For the IWA this part of the report was immensely encouraging coming as it did in the same week as we launched clickonWales.org our ambitious new web-based news analysis magazine.

Lastly, Carnegie addresses the role of civil society in complementing, challenging and enriching representative democracy. The report stresses ‘that disillusionment with representative democracy is not indicative of a lack of interest in politics, but of dissatisfaction with the current system’s relationship and relevance to citizens’. There has been a tendency sometimes for government, even when its rhetoric has been different, to see its own power in relation to that of civil society as a zero-sum game.

At the same time the report acknowledges some of the risks of direct or ‘push-button’ democracy. Instead it envisages more participatory representative democracy, built on strengthening local democracy, particularly at the neighbourhood level, re-fashioning Parliament by persuading it draw on the innovations made by the devolved institutions, reinforcing rights to dissent, resisting the temptation to restrict freedom in the name of security, investing in the civil society organisation to increase their skills in organising wider deliberation methods, developing leadership skills and ‘bridging institutions’ that can cut across divisions of race, faith and class and, lastly, harnessing the potential of the internet.

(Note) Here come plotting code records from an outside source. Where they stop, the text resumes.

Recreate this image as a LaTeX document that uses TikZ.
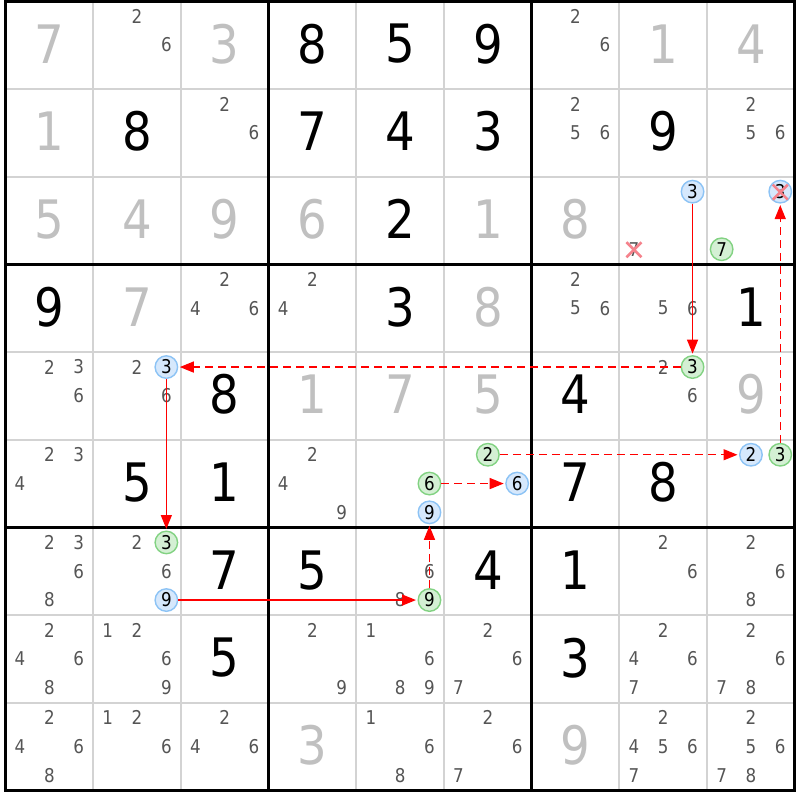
\documentclass[tikz,border=0pt]{standalone}
\usepackage{fontspec}
\setmainfont{DejaVu Sans}[FakeStretch=0.88]
\usetikzlibrary{arrows.meta}
\definecolor{gridgray}{RGB}{211,211,211}
\definecolor{givgray}{RGB}{192,192,192}
\definecolor{candgray}{RGB}{85,85,85}
\definecolor{bluefill}{RGB}{214,232,252}
\definecolor{blueline}{RGB}{140,195,245}
\definecolor{greenfill}{RGB}{212,240,212}
\definecolor{greenline}{RGB}{130,210,130}
\definecolor{xred}{RGB}{245,130,140}
\def\cs{87.7}
\def\xo{5.5}
\def\yo{1.5}
\newcommand\mygv[4]{\node[bigdig,text=#4] (g#1#2) at ({\xo+(#2-0.5)*\cs},{\yo+(#1-0.5)*\cs-1.5}) {#3};}
\newcommand\mycand[4]{%
 \pgfmathsetmacro\mycx{\xo+(#2-0.5)*\cs+(mod(#3-1,3)-1)*29.3}%
 \pgfmathsetmacro\mycy{\yo+(#1-0.5)*\cs+(floor((#3-1)/3)-1)*28.8-0.3}%
 \node[cand,#4] (c#1#2#3) at (\mycx,\mycy) {#3};}
\newcommand\mycl[3]{\foreach \dg in {#3}{\mycand{#1}{#2}{\dg}{}}}
\tikzset{
 bigdig/.style={inner sep=0pt, font=\fontsize{53}{53}\selectfont},
 cand/.style={circle, inner sep=0pt, minimum size=22.5pt, text=candgray, font=\fontsize{19}{19}\selectfont},
 bluec/.style={fill=bluefill, draw=blueline, line width=1.4pt, text=black},
 greenc/.style={fill=greenfill, draw=greenline, line width=1.4pt, text=black},
 arr/.style={red, line width=1.4pt, -{Triangle[length=14pt,width=11pt]}, shorten >=1.5pt},
 dsh/.style={dash pattern=on 8pt off 5pt},
 xm/.style={draw=xred, line width=2.6pt},
 gridthin/.style={draw=gridgray, line width=2pt},
 gridthick/.style={draw=black, line width=3pt},
}
\begin{document}
\begin{tikzpicture}[x=1pt,y=-1pt]
\useasboundingbox[fill=white] (0,0) rectangle (800,800);
% grid
\foreach \i in {1,2,4,5,7,8}{
 \draw[gridthin] ({\xo+\i*\cs},\yo) -- ({\xo+\i*\cs},{\yo+9*\cs});
 \draw[gridthin] (\xo,{\yo+\i*\cs}) -- ({\xo+9*\cs},{\yo+\i*\cs});
}
\foreach \i in {0,3,6,9}{
 \draw[gridthick] ({\xo+\i*\cs},\yo-1.5) -- ({\xo+\i*\cs},{\yo+9*\cs+1.5});
 \draw[gridthick] (\xo-1.5,{\yo+\i*\cs}) -- ({\xo+9*\cs+1.5},{\yo+\i*\cs});
}
% large digits
\mygv{1}{1}{7}{givgray}\mygv{1}{3}{3}{givgray}\mygv{1}{4}{8}{black}\mygv{1}{5}{5}{black}\mygv{1}{6}{9}{black}\mygv{1}{8}{1}{givgray}\mygv{1}{9}{4}{givgray}
\mygv{2}{1}{1}{givgray}\mygv{2}{2}{8}{black}\mygv{2}{4}{7}{black}\mygv{2}{5}{4}{black}\mygv{2}{6}{3}{black}\mygv{2}{8}{9}{black}
\mygv{3}{1}{5}{givgray}\mygv{3}{2}{4}{givgray}\mygv{3}{3}{9}{givgray}\mygv{3}{4}{6}{givgray}\mygv{3}{5}{2}{black}\mygv{3}{6}{1}{givgray}\mygv{3}{7}{8}{givgray}
\mygv{4}{1}{9}{black}\mygv{4}{2}{7}{givgray}\mygv{4}{5}{3}{black}\mygv{4}{6}{8}{givgray}\mygv{4}{9}{1}{black}
\mygv{5}{3}{8}{black}\mygv{5}{4}{1}{givgray}\mygv{5}{5}{7}{givgray}\mygv{5}{6}{5}{givgray}\mygv{5}{7}{4}{black}\mygv{5}{9}{9}{givgray}
\mygv{6}{2}{5}{black}\mygv{6}{3}{1}{black}\mygv{6}{7}{7}{black}\mygv{6}{8}{8}{black}
\mygv{7}{3}{7}{black}\mygv{7}{4}{5}{black}\mygv{7}{6}{4}{black}\mygv{7}{7}{1}{black}
\mygv{8}{3}{5}{black}\mygv{8}{7}{3}{black}
\mygv{9}{4}{3}{givgray}\mygv{9}{7}{9}{givgray}
% candidates
\mycl{1}{2}{2,6}\mycl{1}{7}{2,6}
\mycl{2}{3}{2,6}\mycl{2}{7}{2,5,6}\mycl{2}{9}{2,5,6}
\mycand{3}{8}{3}{bluec}\mycand{3}{8}{7}{}
\mycand{3}{9}{3}{bluec}\mycand{3}{9}{7}{greenc}
\mycl{4}{3}{2,4,6}\mycl{4}{4}{2,4}\mycl{4}{7}{2,5,6}\mycl{4}{8}{5,6}
\mycl{5}{1}{2,3,6}\mycl{5}{2}{2,6}\mycand{5}{2}{3}{bluec}\mycl{5}{8}{2,6}\mycand{5}{8}{3}{greenc}
\mycl{6}{1}{2,3,4}\mycl{6}{4}{2,4,9}\mycand{6}{5}{6}{greenc}\mycand{6}{5}{9}{bluec}
\mycand{6}{6}{2}{greenc}\mycand{6}{6}{6}{bluec}\mycand{6}{9}{2}{bluec}\mycand{6}{9}{3}{greenc}
\mycl{7}{1}{2,3,6,8}\mycl{7}{2}{2,6}\mycand{7}{2}{3}{greenc}\mycand{7}{2}{9}{bluec}
\mycl{7}{5}{6,8}\mycand{7}{5}{9}{greenc}\mycl{7}{8}{2,6}\mycl{7}{9}{2,6,8}
\mycl{8}{1}{2,4,6,8}\mycl{8}{2}{1,2,6,9}\mycl{8}{4}{2,9}\mycl{8}{5}{1,6,8,9}\mycl{8}{6}{2,6,7}\mycl{8}{8}{2,4,6,7}\mycl{8}{9}{2,6,7,8}
\mycl{9}{1}{2,4,6,8}\mycl{9}{2}{1,2,6}\mycl{9}{3}{2,4,6}\mycl{9}{5}{1,6,8}\mycl{9}{6}{2,6,7}\mycl{9}{8}{2,4,5,6,7}\mycl{9}{9}{2,5,6,7,8}
% chain
\draw[arr] (c383) -- (c583);
\draw[arr,dsh] (c583) -- (c523);
\draw[arr] (c523) -- (c723);
\draw[arr] (c729) -- (c759);
\draw[arr,dsh] (c759) -- (c659);
\draw[arr,dsh] (c656) -- (c666);
\draw[arr,dsh] (c662) -- (c692);
\draw[arr,dsh] (c693) -- (c393);
% eliminations
\draw[xm] (c387.center) +(-7.5,-7) -- +(7.5,8) +(-7.5,8) -- +(7.5,-7);
\draw[xm] (c393.center) +(-7.5,-7) -- +(7.5,8) +(-7.5,8) -- +(7.5,-7);
\end{tikzpicture}
\end{document}
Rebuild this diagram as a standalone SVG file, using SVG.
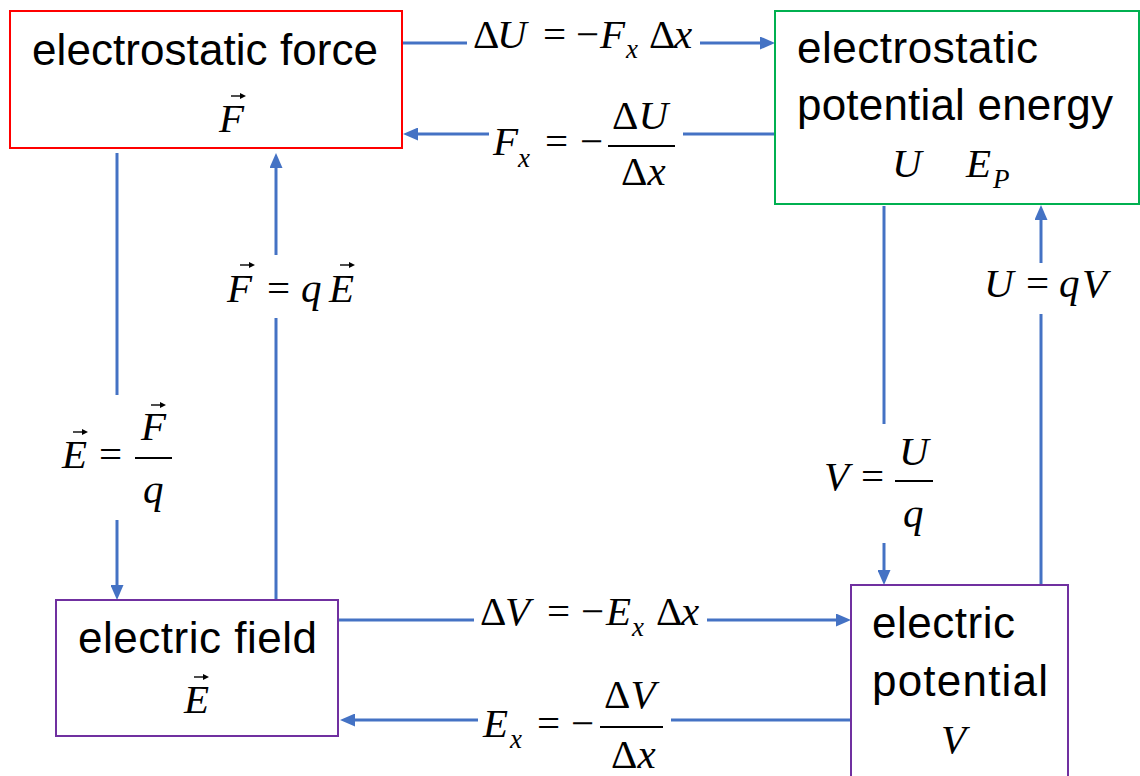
<svg xmlns="http://www.w3.org/2000/svg" xmlns:xlink="http://www.w3.org/1999/xlink" width="1140" height="776" viewBox="0 0 1140 776">
<style>
.box{fill:#fff;stroke-width:2}
.lbl{font-family:"Liberation Sans",Arial,sans-serif;font-size:44px;fill:#000}
.m{font-family:"Liberation Serif","Times New Roman",serif;font-size:41px;fill:#000}
.i{font-style:italic}
.sub{font-family:"Liberation Serif","Times New Roman",serif;font-size:27px;font-style:italic;fill:#000}
.bar{stroke:#000;stroke-width:2}
.con{stroke:#4472C4;stroke-width:3;fill:none}
.arr{marker-end:url(#ah)}
</style>
<defs>
<marker id="ah" markerUnits="userSpaceOnUse" markerWidth="16" markerHeight="13" refX="7" refY="6.5" orient="auto">
<path d="M0,0 L15,6.5 L0,13 z" fill="#4472C4"/>
</marker>
<g id="vec"><path d="M0,0 H11" stroke="#000" stroke-width="1.4"/><path d="M15,0 L9,-3 L9,3 z" fill="#000"/></g>
</defs>

<g id="connectors">
<path class="con" d="M402,43 H467"/><path class="con arr" d="M700,43 H767"/>
<path class="con" d="M775,134 H683"/><path class="con arr" d="M489,134 H411"/>
<path class="con" d="M117,153 V395"/><path class="con arr" d="M117,520 V592"/>
<path class="con" d="M276,600 V318"/><path class="con arr" d="M276,255 V161"/>
<path class="con" d="M884,206 V424"/><path class="con arr" d="M884,543 V577"/>
<path class="con" d="M1041,585 V314"/><path class="con arr" d="M1041,263 V213"/>
<path class="con" d="M338,620 H474"/><path class="con arr" d="M707,620 H843"/>
<path class="con" d="M851,720 H671"/><path class="con arr" d="M478,720 H348"/>
</g>

<g id="node-force">
<rect class="box" x="10" y="11" width="392" height="137" stroke="#FF0000"/>
<text class="lbl" x="32" y="65" textLength="346" lengthAdjust="spacing">electrostatic force</text>
<text class="m i" x="219" y="132">F</text>
<use xlink:href="#vec" x="231" y="96"/>
</g>

<g id="node-energy">
<rect class="box" x="775" y="11" width="364" height="193" stroke="#00B050"/>
<text class="lbl" x="797" y="63" textLength="241" lengthAdjust="spacing">electrostatic</text>
<text class="lbl" x="797" y="120" textLength="316" lengthAdjust="spacing">potential energy</text>
<text class="m i" x="892" y="177">U</text>
<text class="m i" x="966" y="177">E</text>
<text class="sub" x="993" y="188">P</text>
</g>

<g id="node-field">
<rect class="box" x="56" y="600" width="282" height="136" stroke="#7030A0"/>
<text class="lbl" x="78" y="653" textLength="239" lengthAdjust="spacing">electric field</text>
<text class="m i" x="184" y="713">E</text>
<use xlink:href="#vec" x="194" y="677"/>
</g>

<g id="node-potential">
<rect class="box" x="851" y="585" width="217" height="200" stroke="#7030A0"/>
<text class="lbl" x="872" y="638" textLength="143" lengthAdjust="spacing">electric</text>
<text class="lbl" x="872" y="696" textLength="176" lengthAdjust="spacing">potential</text>
<text class="m i" x="941" y="753">V</text>
</g>

<g id="label-dU">
<text class="m" y="48"><tspan x="473">Δ</tspan><tspan class="i" x="497">U</tspan><tspan x="543">=</tspan><tspan x="576">−</tspan><tspan class="i" x="600">F</tspan></text>
<text class="sub" x="626" y="58">x</text>
<text class="m" y="48"><tspan x="649">Δ</tspan><tspan class="i" x="674">x</tspan></text>
</g>

<g id="label-Fx">
<text class="m i" x="493" y="155">F</text>
<text class="sub" x="518" y="167">x</text>
<text class="m" y="155"><tspan x="545">=</tspan><tspan x="580">−</tspan></text>
<line class="bar" x1="608" y1="146" x2="675" y2="146"/>
<text class="m" x="612" y="129">Δ<tspan class="i">U</tspan></text>
<text class="m" x="621" y="185">Δ<tspan class="i">x</tspan></text>
</g>

<g id="label-EFq">
<text class="m i" x="62" y="468">E</text>
<use xlink:href="#vec" x="73" y="432"/>
<text class="m" x="99" y="468">=</text>
<line class="bar" x1="135" y1="458" x2="172" y2="458"/>
<text class="m i" x="141" y="440">F</text>
<use xlink:href="#vec" x="151" y="405"/>
<text class="m i" x="143" y="503">q</text>
</g>

<g id="label-FqE">
<text class="m i" x="227" y="302">F</text>
<use xlink:href="#vec" x="240" y="265"/>
<text class="m" x="267" y="302">=</text>
<text class="m i" x="301" y="302">q</text>
<text class="m i" x="329" y="302">E</text>
<use xlink:href="#vec" x="340" y="265"/>
</g>

<g id="label-VUq">
<text class="m i" x="824" y="490">V</text>
<text class="m" x="861" y="490">=</text>
<line class="bar" x1="895" y1="481" x2="933" y2="481"/>
<text class="m i" x="899" y="465">U</text>
<text class="m i" x="903" y="527">q</text>
</g>

<g id="label-UqV">
<text class="m i" x="984" y="297">U</text>
<text class="m" x="1026" y="297">=</text>
<text class="m i" x="1059" y="297">q</text>
<text class="m i" x="1082" y="297">V</text>
</g>

<g id="label-dV">
<text class="m" y="625"><tspan x="480">Δ</tspan><tspan class="i" x="505">V</tspan><tspan x="547">=</tspan><tspan x="581">−</tspan><tspan class="i" x="606">E</tspan></text>
<text class="sub" x="632" y="636">x</text>
<text class="m" y="625"><tspan x="656">Δ</tspan><tspan class="i" x="681">x</tspan></text>
</g>

<g id="label-Ex">
<text class="m i" x="483" y="737">E</text>
<text class="sub" x="510" y="748">x</text>
<text class="m" y="737"><tspan x="537">=</tspan><tspan x="571">−</tspan></text>
<line class="bar" x1="600" y1="727" x2="663" y2="727"/>
<text class="m" x="604" y="708">Δ<tspan class="i">V</tspan></text>
<text class="m" x="611" y="768">Δ<tspan class="i">x</tspan></text>
</g>
</svg>
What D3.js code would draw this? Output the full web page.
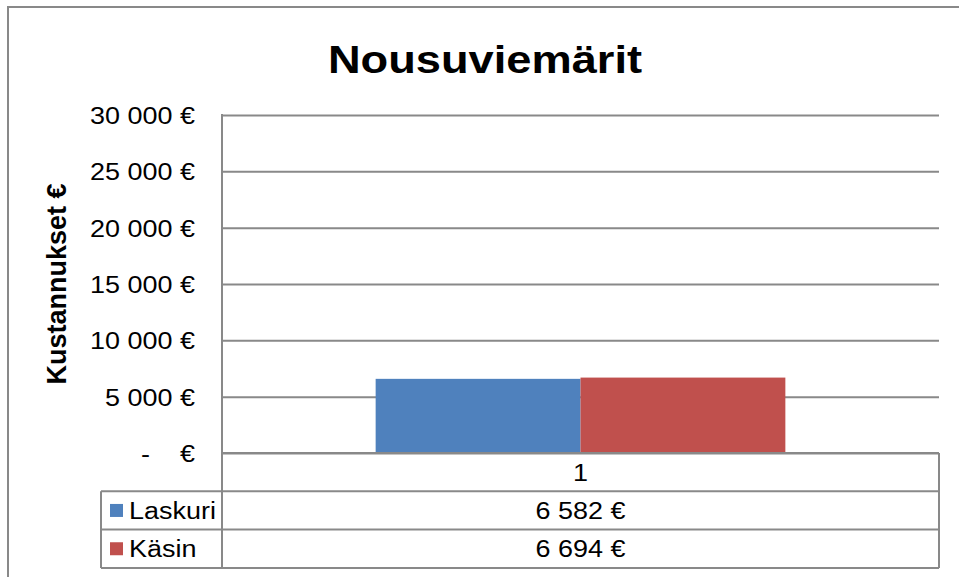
<!DOCTYPE html>
<html><head><meta charset="utf-8">
<script src="https://cdn.jsdelivr.net/npm/d3@7"></script>
<style>
body{margin:0;background:#fff}
svg{display:block}
text{font-family:"Liberation Sans",Arial,sans-serif;fill:#000}
</style>
</head><body>
<svg id="chart" width="959" height="577"></svg>
<script>
const chartTitle = "Nousuviemärit";
const yAxisTitle = "Kustannukset €";
const categories = ["1"];
const seriesNames = ["Laskuri", "Käsin"];
const seriesColors = ["#4F81BD", "#C0504D"];
const laskuriValues = [6582];
const kasinValues = [6694];
const yTickValues = [0, 5000, 10000, 15000, 20000, 25000, 30000];
const yDomain = [0, 30000];

const series = [
  {name: seriesNames[0], color: seriesColors[0], values: laskuriValues},
  {name: seriesNames[1], color: seriesColors[1], values: kasinValues}
];

const svg = d3.select("#chart");
const plot = {left: 222, right: 939, top: 115, bottom: 453};
const table = {left: 101, rowH: 38.3};
const gridColor = "#898989";
const fs = 24.5, sx = 1.1;

const fmtNum = v => {
  if (v === 0) return "-\u00a0\u00a0\u00a0\u00a0€";
  return d3.format(",")(v).replace(/,/g, "\u00a0") + "\u00a0€";
};

// outer frame (extends beyond the picture to the right and bottom)
svg.append("rect").attr("x", 8).attr("y", 7).attr("width", 980).attr("height", 600)
  .attr("fill", "#fff").attr("stroke", gridColor).attr("stroke-width", 2);

const y = d3.scaleLinear().domain(yDomain).range([plot.bottom, plot.top]);
const x = d3.scaleBand().domain(categories).range([plot.left, plot.right]);
const xs = d3.scaleBand().domain(seriesNames).range([0, x.bandwidth()])
  .paddingInner(0).paddingOuter(0.75);

// gridlines + y labels
const yAxis = d3.axisLeft(y).tickValues(yTickValues).tickFormat(fmtNum)
  .tickSize(-(plot.right - plot.left)).tickSizeOuter(0);
const gy = svg.append("g").attr("transform", `translate(${plot.left},0)`).call(yAxis);
gy.select(".domain").remove();
gy.selectAll(".tick line").attr("stroke", gridColor).attr("stroke-width", 2);
gy.selectAll(".tick text")
  .attr("x", -27 / sx).attr("dy", "0.34em")
  .attr("transform", `scale(${sx},1)`)
  .style("font-size", fs + "px")
  .attr("fill", "#000");

// bars
const catG = svg.append("g");
categories.forEach((c, i) => {
  series.forEach(s => {
    catG.append("rect")
      .attr("x", x(c) + xs(s.name))
      .attr("y", y(s.values[i]))
      .attr("width", xs.bandwidth())
      .attr("height", y(0) - y(s.values[i]))
      .attr("fill", s.color);
  });
});

// axis lines
svg.append("line").attr("x1", plot.left).attr("x2", plot.left)
  .attr("y1", plot.top - 1).attr("y2", plot.bottom + table.rowH * 3)
  .attr("stroke", gridColor).attr("stroke-width", 2);
svg.append("line").attr("x1", plot.left).attr("x2", plot.right)
  .attr("y1", plot.bottom).attr("y2", plot.bottom)
  .attr("stroke", gridColor).attr("stroke-width", 2);

// data table
const rowsY = [plot.bottom, plot.bottom + table.rowH, plot.bottom + 2 * table.rowH, plot.bottom + 3 * table.rowH];
const tg = svg.append("g");
[1, 2, 3].forEach(k => {
  tg.append("line").attr("x1", table.left).attr("x2", plot.right)
    .attr("y1", rowsY[k]).attr("y2", rowsY[k])
    .attr("stroke", gridColor).attr("stroke-width", 2);
});
tg.append("line").attr("x1", table.left).attr("x2", table.left)
  .attr("y1", rowsY[1]).attr("y2", rowsY[3]).attr("stroke", gridColor).attr("stroke-width", 2);
tg.append("line").attr("x1", plot.right).attr("x2", plot.right)
  .attr("y1", rowsY[0]).attr("y2", rowsY[3]).attr("stroke", gridColor).attr("stroke-width", 2);

function stretchedText(g, str, px, py, anchor, size, weight, scaleX) {
  return g.append("text")
    .attr("transform", `translate(${px},${py}) scale(${scaleX},1)`)
    .attr("text-anchor", anchor).attr("dy", "0.35em")
    .style("font-size", size + "px").style("font-weight", weight)
    .text(str);
}

// category row
categories.forEach(c => {
  stretchedText(tg, c, x(c) + x.bandwidth() / 2, (rowsY[0] + rowsY[1]) / 2, "middle", fs, "normal", sx);
});
// series rows
series.forEach((s, r) => {
  const cy = (rowsY[r + 1] + rowsY[r + 2]) / 2;
  tg.append("rect").attr("x", 110).attr("y", cy - 6.5).attr("width", 13).attr("height", 13).attr("fill", s.color);
  stretchedText(tg, s.name, 129, cy, "start", fs, "normal", sx);
  categories.forEach((c, i) => {
    stretchedText(tg, fmtNum(s.values[i]), x(c) + x.bandwidth() / 2, cy, "middle", fs, "normal", sx);
  });
});

// titles
svg.append("text").attr("transform", `translate(485,73) scale(1.16,1)`)
  .attr("text-anchor", "middle").style("font-size", "39px").style("font-weight", "bold")
  .text(chartTitle);
svg.append("text").attr("transform", `translate(57,${(plot.top + plot.bottom) / 2}) rotate(-90)`)
  .attr("text-anchor", "middle").attr("dy", "0.35em")
  .style("font-size", "27px").style("font-weight", "bold")
  .text(yAxisTitle);
</script>
</body></html>
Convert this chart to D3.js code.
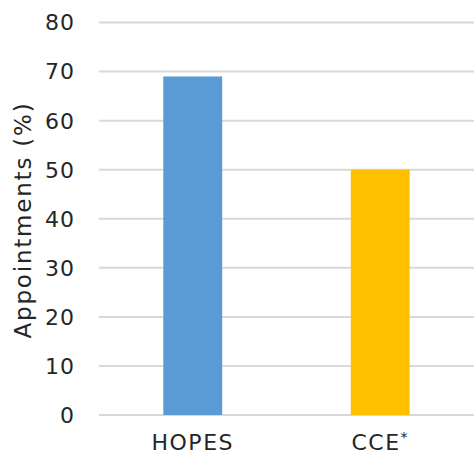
<!DOCTYPE html>
<html>
<head>
<meta charset="utf-8">
<script src="https://cdn.jsdelivr.net/npm/d3@7"></script>
<style>
  body { margin: 0; background: #fff; }
  text { font-family: "DejaVu Sans", sans-serif; fill: #262626; }
</style>
</head>
<body>
<div id="chart"></div>
<script>
// data
var categories = ["HOPES", "CCE*"];
var values = [69, 50];
var barColors = ["#5B9BD5", "#FFC000"];
var yTicks = [0, 10, 20, 30, 40, 50, 60, 70, 80];

var width = 474, height = 455;
var margin = {top: 22, right: 0, bottom: 40, left: 99};

var svg = d3.select("#chart").append("svg")
  .attr("width", width)
  .attr("height", height);

var x = d3.scaleBand()
  .domain(categories)
  .range([margin.left, width])
  .paddingInner(0.686)
  .paddingOuter(0.343);

var y = d3.scaleLinear()
  .domain([0, 80])
  .range([415, 22.5]);

// gridlines
svg.append("g")
  .selectAll("line")
  .data(yTicks)
  .join("line")
  .attr("x1", margin.left)
  .attr("x2", width)
  .attr("y1", d => y(d))
  .attr("y2", d => y(d))
  .attr("stroke", "#d9d9d9")
  .attr("stroke-width", 2);

// y tick labels
svg.append("g")
  .selectAll("text")
  .data(yTicks)
  .join("text")
  .attr("x", 75)
  .attr("y", d => y(d))
  .attr("dy", "0.36em")
  .attr("text-anchor", "end")
  .attr("font-size", "22px")
  .attr("letter-spacing", "1px")
  .text(d => d);

// bars
svg.append("g")
  .selectAll("rect")
  .data(values)
  .join("rect")
  .attr("x", (d, i) => x(categories[i]))
  .attr("width", x.bandwidth())
  .attr("y", d => y(d))
  .attr("height", d => y(0) - y(d))
  .attr("fill", (d, i) => barColors[i]);

// x labels
var xl = svg.append("g")
  .selectAll("text")
  .data(categories)
  .join("text")
  .attr("x", d => x(d) + x.bandwidth() / 2)
  .attr("y", 450)
  .attr("text-anchor", "middle")
  .attr("font-size", "22px")
  .attr("letter-spacing", "1.5px");
xl.each(function(d) {
  var t = d3.select(this);
  if (d.endsWith("*")) {
    t.append("tspan").text(d.slice(0, -1));
    t.append("tspan").attr("font-size", "14px").attr("dy", "-8").text("*");
  } else {
    t.text(d);
  }
});

// y axis title
svg.append("text")
  .attr("transform", "translate(31, 220) rotate(-90)")
  .attr("text-anchor", "middle")
  .attr("font-size", "23px")
  .attr("letter-spacing", "1.8px")
  .text("Appointments (%)");
</script>
</body>
</html>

All in all, it is a heady agenda, but it is one very much in tune with public attitudes which, in the wake of the combined effects of the financial crisis and the scandal of MP’s expenses, feel frustrated at the nervous conservatism of the political system. As the parties head noisily but timorously towards the General Election, they should remember that a sceptical public’s dream manifesto would be more likely to be authored not by party hacks but by a combination of the economist Joseph Stiglitz, the social democrat historian, Tony Judt, the Governor of the Bank of England, Mervyn King, the Chair of the Financial Services Authority, Lord Turner, the sainted Vince Cable and now the Carnegie report. It would be radical agenda, but one of hope and re-engagement.